Let’s take a simple example. BMW builds cars. These are intensely engineered systems at all levels. For many years the BMW slogan has been “the ultimate driving machine”. While this slogan continues to be used, another one seems to have crept into the company’s advertisements: “the ultimate driving experience”. Now the former gets 1.18 million hits on a google search and the latter gets 1.25. What does this say if anything? Well the ultimate driving machine alludes strongly to a differentiation based on engineering excellence and mechanical metrics such as 0-60 time torque, redline RPMand mean-time-between-failure (MBTF) or reliability. Now when we think about the ultimate driving experience it is much more heavily weighted to the user interface. It’s the sleek exterior styling, cushy seats and the navigation screen- the dual zone climate control. Sure the engineering metrics still factor in, but acceleration is measured by the way it presses the seat against your back rather than the track time.
Particularly with cars, nobody can say that early automobiles of the 50 didn’t have a strong design component, so I have no argument there. But look at the interior of an old car. There just isn’t much going on there.
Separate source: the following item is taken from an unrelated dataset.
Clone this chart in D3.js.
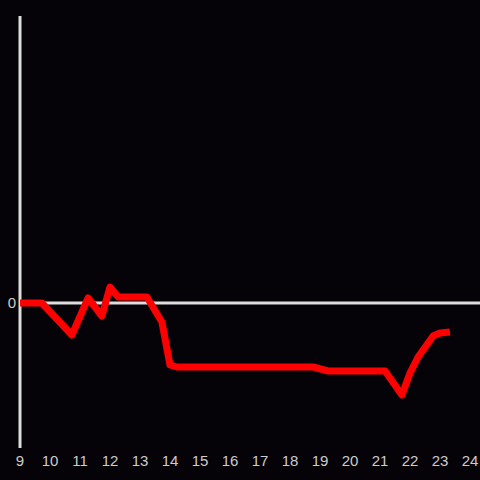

You could say that there was less technology available to make manufacturing easier, but I would venture that there was actually less attention paid to the interior design of the car. But this is a guess.
Apple is another example of the ascendency of design, and in particular user interface (UI). Now nobody will say that apple doesn’t have brilliant engineers, and certainly it takes good engineers to design a good user interface. But take a look at the different specifications between an apple computer and similar PC. There is no huge advantage in performance across categories. Apple continues to have higher prices, but has exceptional styling and pays great attention to user interface. Now, with the iphone there was a great leap forward in functionality with the touch screen. Yet, even with the proliferation of touch screens on other devices, the user interface helped apple maintain market share.
Imagine a triangle within a circle. At each point intersection we have engineering, design, and user interface. Where are we shifting in your industry, in your profession in the products that you buy? These days – what are you paying for? And what does that mean for the modern economy?